A soccorrere lo spettatore nel districarsi suoi luoghi, oltre alle didascalie, sono le citazioni letterarie scelte da Alain Schnapp, storico e archeologo francese, che, oltre a localizzare, arricchiscono il percorso dell’originalissimo Grand Tour dell’autore. Ma, più che a Goethe, Koudelka sembra assomigliare a Ulisse, che solcò lo stesso mare, anche se da involontario esule e non da consapevole viaggiatore. Perché quella del fotografo non è un’odissea per tornare in patria, ma una sorta di pellegrinaggio senza una meta precisa, segnata anche da ritorni a distanza di anni, seguendo una mappa che all’inizio non esisteva, ma che è andata delineandosi via via.

«Quando ho iniziato il lavoro sui siti archeologici nel Mediterraneo — racconta il fotografo — ero molto ignorante circa la loro storia.
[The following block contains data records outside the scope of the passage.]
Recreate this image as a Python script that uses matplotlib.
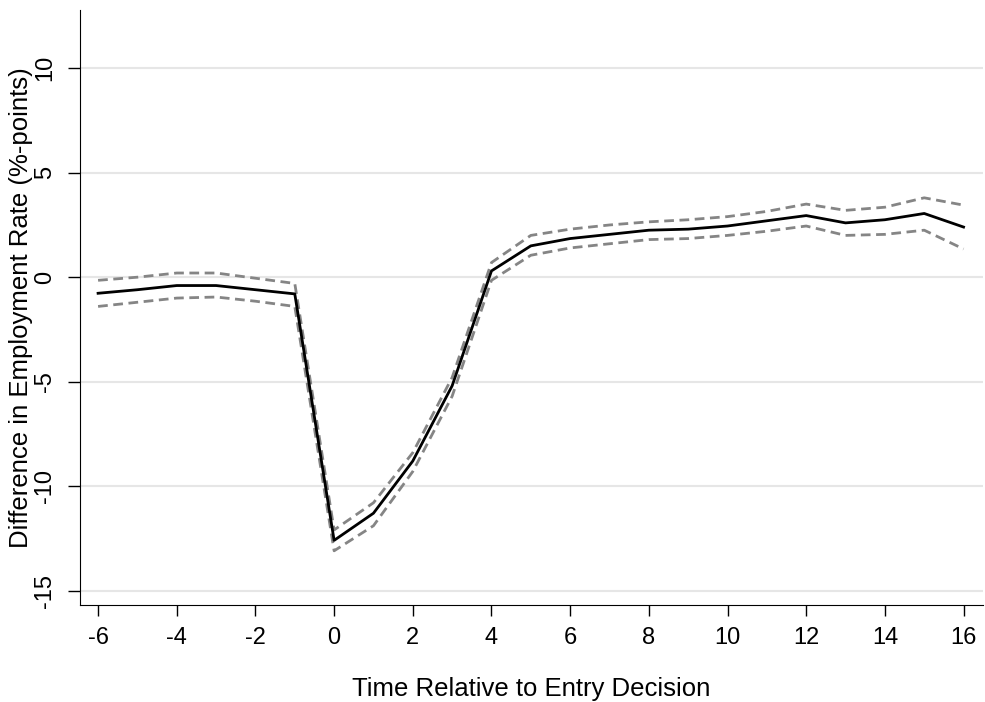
import matplotlib
matplotlib.use("Agg")
import matplotlib.pyplot as plt

plt.rcParams['font.family'] = ['Liberation Sans', 'DejaVu Sans']
plt.rcParams['axes.unicode_minus'] = False

# event time relative to entry decision
t = [-6, -5, -4, -3, -2, -1, 0, 1, 2, 3, 4, 5, 6, 7, 8, 9, 10, 11, 12, 13, 14, 15, 16]
est = [-0.77, -0.6, -0.4, -0.4, -0.6, -0.8, -12.6, -11.3, -8.8, -5.2, 0.3, 1.5, 1.85, 2.05,
       2.25, 2.3, 2.45, 2.7, 2.95, 2.6, 2.75, 3.05, 2.4]
ci_hi = [-0.15, 0.0, 0.2, 0.2, -0.05, -0.3, -12.1, -10.8, -8.4, -4.8, 0.7, 2.0, 2.3, 2.5,
         2.65, 2.75, 2.9, 3.15, 3.5, 3.2, 3.35, 3.8, 3.45]
ci_lo = [-1.4, -1.2, -1.0, -0.95, -1.15, -1.4, -13.1, -11.9, -9.3, -5.7, -0.15, 1.05, 1.4, 1.6,
         1.8, 1.85, 2.0, 2.2, 2.45, 2.0, 2.05, 2.25, 1.35]

xticks = list(range(-6, 17, 2))
yticks = [-15, -10, -5, 0, 5, 10]

fig = plt.figure(figsize=(9.85, 7.02), dpi=100)
ax = fig.add_axes([0.0812, 0.138, 0.917, 0.848])

ax.plot(t, ci_hi, color="#858585", lw=2, ls=(0, (3.5, 2)))
ax.plot(t, ci_lo, color="#858585", lw=2, ls=(0, (3.5, 2)))
ax.plot(t, est, color="black", lw=2)

ax.set_xlim(-6.46, 16.5)
ax.set_ylim(-15.7, 12.8)
ax.set_xticks(xticks)
ax.set_yticks(yticks)
ax.set_yticklabels([str(v) for v in yticks], rotation=90, va="center")
ax.yaxis.grid(True, color="#e6e6e6", lw=1.5)
ax.set_axisbelow(True)
ax.spines["top"].set_visible(False)
ax.spines["right"].set_visible(False)
ax.tick_params(labelsize=17, length=8, width=1)
ax.tick_params(axis="x", pad=8)
ax.tick_params(axis="y", length=9, pad=8)

ax.set_xlabel("Time Relative to Entry Decision", fontsize=18.5, labelpad=20)
ax.set_ylabel("Difference in Employment Rate (%-points)", fontsize=18.5)
ax.yaxis.set_label_coords(-0.052, 0.5)

fig.savefig("out.png", dpi=100)
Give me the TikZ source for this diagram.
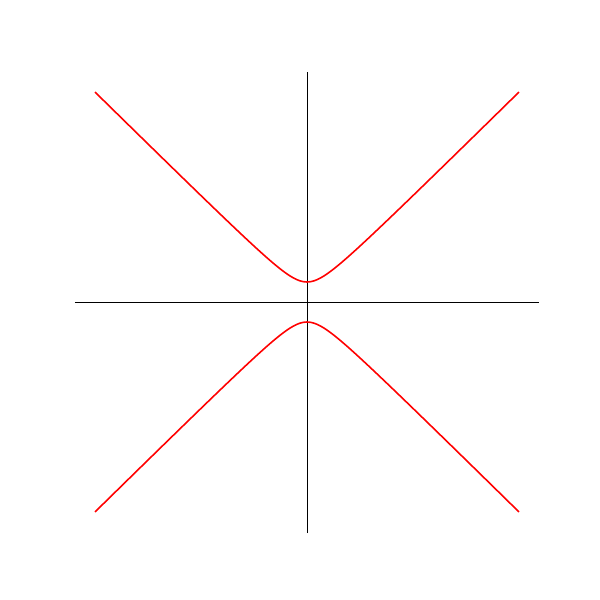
\documentclass[tikz,border=0pt]{standalone}
\begin{document}
\begin{tikzpicture}[
  axis/.style={black, line width=0.5pt},
  branch/.style={red, line width=0.9pt, smooth, samples=121, domain=-4.24:4.24},
]
  \useasboundingbox (-6.14, -5.96) rectangle (5.86, 6.04);

  \coordinate (xl) at (-4.64, 0);
  \coordinate (xr) at (4.64, 0);
  \coordinate (yb) at (0, -4.62);
  \coordinate (yt) at (0, 4.6);

  \draw[axis] (xl) -- (xr);
  \draw[axis] (yb) -- (yt);

  \draw[branch] plot (\x, {sqrt(0.16+0.972*\x*\x)});
  \draw[branch] plot (\x, {-sqrt(0.16+0.972*\x*\x)});
\end{tikzpicture}
\end{document}
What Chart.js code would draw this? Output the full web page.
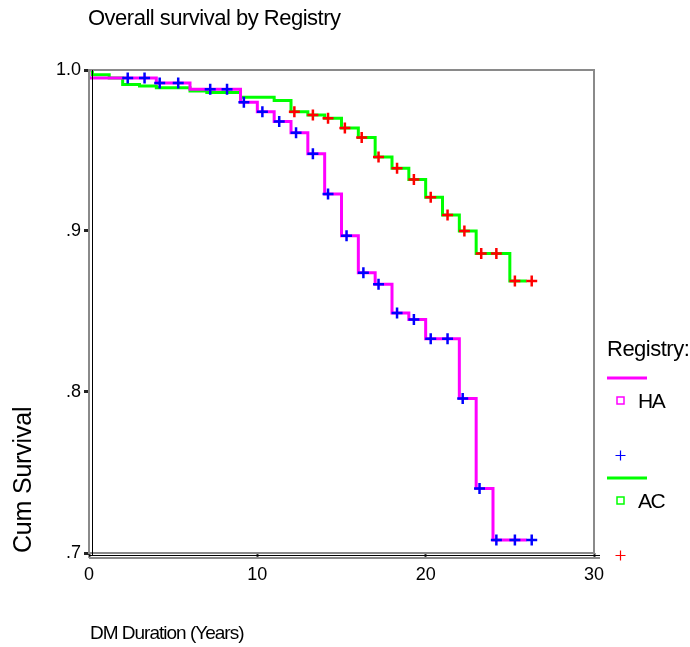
<!DOCTYPE html>
<html>
<head>
<meta charset="utf-8">
<script src="https://cdn.jsdelivr.net/npm/chart.js@4.4.0/dist/chart.umd.min.js"></script>
<style>
  html, body { margin: 0; padding: 0; background: #fff; }
</style>
</head>
<body>
<canvas id="chart-survival" width="690" height="647"></canvas>
<script>
// Kaplan-Meier steps
const haTimes = [0, 0, 4, 6, 9, 10, 11, 12, 13, 14, 15, 16, 17, 18, 19, 20, 22, 23, 24, 26];
const haSurv = [1.0, 0.995, 0.992, 0.988, 0.98, 0.974, 0.968, 0.961, 0.948, 0.923, 0.897, 0.874, 0.867, 0.849, 0.845, 0.833, 0.796, 0.74, 0.708, 0.708];

const acTimes = [0, 0.2, 1.2, 2, 3, 4, 6, 7, 9, 11, 12, 13, 14, 15, 16, 17, 18, 19, 20, 21, 22, 23, 25, 26];
const acSurv = [1.0, 0.997, 0.995, 0.991, 0.99, 0.989, 0.987, 0.986, 0.983, 0.981, 0.974, 0.972, 0.97, 0.964, 0.958, 0.946, 0.939, 0.932, 0.921, 0.91, 0.9, 0.886, 0.869, 0.869];

// censored cases (+ marks)
const haCensTimes = [2.3, 3.3, 4.2, 5.3, 7.2, 8.2, 9.2, 10.3, 11.3, 12.3, 13.3, 14.2, 15.3, 16.3, 17.2, 18.3, 19.3, 20.3, 21.3, 22.2, 23.2, 24.2, 25.3, 26.3];
const haCensSurv = [0.995, 0.995, 0.992, 0.992, 0.988, 0.988, 0.98, 0.974, 0.968, 0.961, 0.948, 0.923, 0.897, 0.874, 0.867, 0.849, 0.845, 0.833, 0.833, 0.796, 0.74, 0.708, 0.708, 0.708];

const acCensTimes = [12.2, 13.3, 14.2, 15.2, 16.2, 17.2, 18.3, 19.3, 20.3, 21.3, 22.3, 23.3, 24.2, 25.3, 26.3];
const acCensSurv = [0.974, 0.972, 0.97, 0.964, 0.958, 0.946, 0.939, 0.932, 0.921, 0.91, 0.9, 0.886, 0.886, 0.869, 0.869];

const xTicks = [0, 10, 20, 30];
const yTicks = [0.7, 0.8, 0.9, 1.0];
const yTickLabels = [".7", ".8", ".9", "1.0"];

const FONT = "'Liberation Sans', Arial, sans-serif";

function pts(xs, ys) {
  return xs.map((x, i) => ({ x: x, y: ys[i] }));
}

// frame, titles and the SPSS-like legend
const decorations = {
  id: "decorations",
  afterDraw(chart) {
    const ctx = chart.ctx;
    const a = chart.chartArea;
    ctx.save();

    // plot frame
    ctx.strokeStyle = "#8a8a8a";
    ctx.lineWidth = 2;
    ctx.strokeRect(a.left, a.top, a.right - a.left, a.bottom - a.top);
    ctx.strokeStyle = "#000";
    ctx.lineWidth = 1;
    ctx.beginPath();
    ctx.moveTo(a.left + 3.5, a.top);
    ctx.lineTo(a.left + 3.5, a.bottom + 3);
    ctx.moveTo(a.left, a.bottom + 2.5);
    ctx.lineTo(a.right + 6, a.bottom + 2.5);
    ctx.stroke();
    ctx.strokeStyle = "#8a8a8a";
    ctx.lineWidth = 2;
    ctx.beginPath();
    ctx.moveTo(a.left, a.bottom + 5);
    ctx.lineTo(a.right + 6, a.bottom + 5);
    ctx.stroke();

    ctx.fillStyle = "#000";
    ctx.textBaseline = "middle";
    ctx.textAlign = "left";

    // chart title
    ctx.font = "22px " + FONT;
    ctx.letterSpacing = "-0.5px";
    ctx.fillText("Overall survival by Registry", 88, 19);

    // x axis title
    ctx.font = "19px " + FONT;
    ctx.letterSpacing = "-1px";
    ctx.fillText("DM Duration (Years)", 90, 634);

    // y axis title
    ctx.save();
    ctx.translate(24, 553);
    ctx.rotate(-Math.PI / 2);
    ctx.font = "25px " + FONT;
    ctx.letterSpacing = "-0.2px";
    ctx.fillText("Cum Survival", 0, 0);
    ctx.restore();

    // legend
    ctx.font = "22px " + FONT;
    ctx.letterSpacing = "-0.5px";
    ctx.fillText("Registry:", 607, 350);

    const items = [
      { name: "HA", line: "#ff00ff", mark: "#0000ff", y: 378 },
      { name: "AC", line: "#00ff00", mark: "#ff0000", y: 478 },
    ];
    items.forEach((it) => {
      ctx.strokeStyle = it.line;
      ctx.lineWidth = 3;
      ctx.beginPath();
      ctx.moveTo(607, it.y);
      ctx.lineTo(647, it.y);
      ctx.stroke();

      // small open square marker
      ctx.strokeStyle = it.line;
      ctx.lineWidth = 1.5;
      ctx.strokeRect(617, it.y + 19, 7, 7);

      ctx.font = "21px " + FONT;
      ctx.letterSpacing = "-1.5px";
      ctx.fillStyle = "#000";
      ctx.fillText(it.name, 638, it.y + 24);

      ctx.strokeStyle = it.mark;
      ctx.lineWidth = 1.2;
      ctx.beginPath();
      ctx.moveTo(615.5, it.y + 77.5);
      ctx.lineTo(625.5, it.y + 77.5);
      ctx.moveTo(620.5, it.y + 72.5);
      ctx.lineTo(620.5, it.y + 82.5);
      ctx.stroke();
    });

    ctx.restore();
  },
};

const ctx = document.getElementById("chart-survival").getContext("2d");
new Chart(ctx, {
  type: "scatter",
  data: {
    datasets: [
      {
        label: "HA censored",
        data: pts(haCensTimes, haCensSurv),
        pointStyle: "cross",
        pointRadius: 5.5,
        borderColor: "#0000ff",
        borderWidth: 2.5,
        showLine: false,
        order: 0,
      },
      {
        label: "AC censored",
        data: pts(acCensTimes, acCensSurv),
        pointStyle: "cross",
        pointRadius: 5.5,
        borderColor: "#ff0000",
        borderWidth: 2.5,
        showLine: false,
        order: 0,
      },
      {
        label: "HA",
        data: pts(haTimes, haSurv),
        showLine: true,
        stepped: true,
        borderColor: "#ff00ff",
        borderWidth: 3,
        pointRadius: 0,
        order: 1,
      },
      {
        label: "AC",
        data: pts(acTimes, acSurv),
        showLine: true,
        stepped: true,
        borderColor: "#00ff00",
        borderWidth: 3,
        pointRadius: 0,
        order: 2,
      },
    ],
  },
  options: {
    responsive: false,
    animation: false,
    layout: {
      padding: { left: 0, top: 70, right: 96, bottom: 0 },
    },
    plugins: {
      legend: { display: false },
      tooltip: { enabled: false },
    },
    scales: {
      x: {
        type: "linear",
        min: 0,
        max: 30,
        afterFit: (axis) => {
          axis.height = 94;
        },
        afterBuildTicks: (axis) => {
          axis.ticks = xTicks.map((v) => ({ value: v }));
        },
        grid: {
          drawOnChartArea: false,
          drawTicks: true,
          tickLength: 5,
          tickWidth: 2,
          tickColor: "#333",
        },
        border: { display: false },
        ticks: {
          padding: 6,
          color: "#000",
          font: { size: 18, family: FONT },
        },
      },
      y: {
        type: "linear",
        min: 0.7,
        max: 1.0,
        afterFit: (axis) => {
          axis.width = 89;
        },
        afterBuildTicks: (axis) => {
          axis.ticks = yTicks.map((v) => ({ value: v }));
        },
        grid: {
          drawOnChartArea: false,
          drawTicks: true,
          tickLength: 5,
          tickWidth: 3,
          tickColor: "#222",
        },
        border: { display: false },
        ticks: {
          padding: 3,
          color: "#000",
          font: { size: 18, family: FONT },
          callback: (value) => {
            const i = yTicks.findIndex((t) => Math.abs(t - value) < 1e-6);
            return i >= 0 ? yTickLabels[i] : "";
          },
        },
      },
    },
  },
  plugins: [decorations],
});
</script>
</body>
</html>
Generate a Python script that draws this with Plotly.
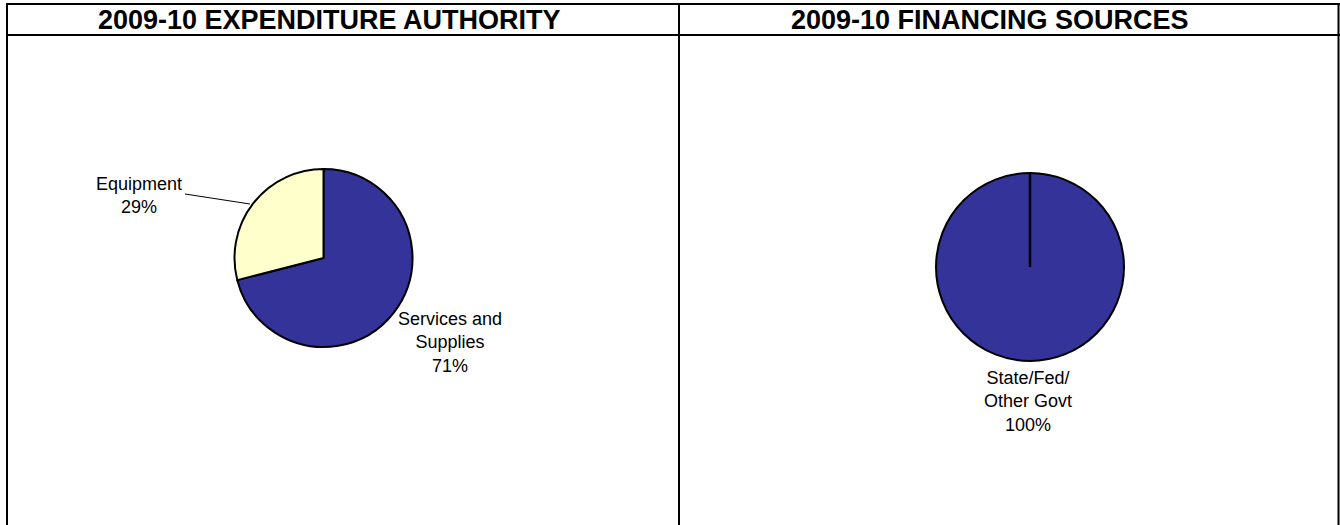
import plotly.graph_objects as go

# ---- data ----
exp_labels = ["Services and Supplies", "Equipment"]
exp_text = ["Services and<br>Supplies", "Equipment"]
exp_values = [71, 29]
exp_colors = ["#333399", "#FFFFCC"]

fin_labels = ["State/Fed/Other Govt"]
fin_text = ["State/Fed/<br>Other Govt"]
fin_values = [100]
fin_colors = ["#333399"]

titles = ["2009-10 EXPENDITURE AUTHORITY", "2009-10 FINANCING SOURCES"]

W, H = 1340, 525
FONT = "Liberation Sans, Arial, sans-serif"


def px(x):
    return x / W


def py(y):
    return 1 - y / H


def dom(cx, cy, r):
    return dict(x=[px(cx - r), px(cx + r)], y=[py(cy + r), py(cy - r)])


fig = go.Figure()

# left pie
L_CX, L_CY, L_R = 323.5, 258, 89
fig.add_trace(go.Pie(
    labels=exp_labels, values=exp_values, sort=False, direction="clockwise",
    rotation=0, textinfo="none", hoverinfo="label+percent",
    marker=dict(colors=exp_colors, line=dict(color="black", width=2)),
    domain=dom(L_CX, L_CY, L_R), showlegend=False,
))

# right pie
R_CX, R_CY, R_R = 1030, 267, 94
fig.add_trace(go.Pie(
    labels=fin_labels, values=fin_values, sort=False, direction="clockwise",
    rotation=0, textinfo="none", hoverinfo="label+percent",
    marker=dict(colors=fin_colors, line=dict(color="black", width=2)),
    domain=dom(R_CX, R_CY, R_R), showlegend=False,
))

shapes = []
line = dict(color="black", width=2)
# frame
shapes.append(dict(type="line", xref="paper", yref="paper", x0=px(6), x1=px(1340), y0=py(4), y1=py(4), line=line))
shapes.append(dict(type="line", xref="paper", yref="paper", x0=px(6), x1=px(1340), y0=py(35), y1=py(35), line=line))
shapes.append(dict(type="line", xref="paper", yref="paper", x0=px(7), x1=px(7), y0=py(4), y1=py(526), line=line))
shapes.append(dict(type="line", xref="paper", yref="paper", x0=px(679), x1=px(679), y0=py(4), y1=py(526), line=line))
shapes.append(dict(type="line", xref="paper", yref="paper", x0=px(1338.5), x1=px(1338.5), y0=py(4), y1=py(526), line=line))
# leader line for Equipment
shapes.append(dict(type="line", xref="paper", yref="paper", x0=px(185), x1=px(250), y0=py(194), y1=py(204),
                   line=dict(color="black", width=1)))
# radial line of the full pie
shapes.append(dict(type="line", xref="paper", yref="paper", x0=px(R_CX), x1=px(R_CX), y0=py(R_CY), y1=py(R_CY - R_R),
                   line=dict(color="black", width=2.5)))

tot_e = sum(exp_values)
tot_f = sum(fin_values)
annotations = [
    dict(x=px(329), y=py(20), text=f"<b>{titles[0]}</b>", font=dict(size=27, family=FONT, color="black")),
    dict(x=px(990), y=py(20), text=f"<b>{titles[1]}</b>", font=dict(size=27, family=FONT, color="black")),
    dict(x=px(450), y=py(342), text=f"{exp_text[0]}<br>{round(100 * exp_values[0] / tot_e)}%"),
    dict(x=px(139), y=py(195), text=f"{exp_text[1]}<br>{round(100 * exp_values[1] / tot_e)}%"),
    dict(x=px(1028), y=py(401), text=f"{fin_text[0]}<br>{round(100 * fin_values[0] / tot_f)}%"),
]
for a in annotations:
    a.setdefault("font", dict(size=18, family=FONT, color="black"))
    a.update(xref="paper", yref="paper", showarrow=False, xanchor="center", yanchor="middle")

fig.update_layout(
    width=W, height=H, margin=dict(l=0, r=0, t=0, b=0),
    paper_bgcolor="white", plot_bgcolor="white",
    shapes=shapes, annotations=annotations,
)

fig.write_html("out.html", config={"displayModeBar": False},
               post_script="document.body.style.margin='0';document.body.style.overflow='hidden';")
L’ho scoperta piano piano. Se alcune foto costituiscono oggi, o costituiranno in futuro, “documenti” riguardanti situazioni mutevoli che evolveranno, o che scompariranno, tanto meglio. Ma questo non è il mio scopo». Una confessione che può apparire sconcertante, ma non più di tanto per chi conosce l’attenzione maniacale di Koudelka per l’immagine. Perché la cosa che più lo interessa è la ricerca della foto migliore. Nella consapevolezza che comunque ciò che viene rappresentato è la sua visione delle cose, lasciando libero lo spettatore di interpretare.

Del resto, il suo non era un vero e proprio interesse per le rovine. «La motivazione di fondo, ancora una volta — come ha confessato in un’intervista al critico Christian Caujolle — era vedere in che modo l’uomo contemporaneo interviene sul paesaggio. E probabilmente, come in tutto il mio approccio al paesaggio, trovare la traccia dell’uomo».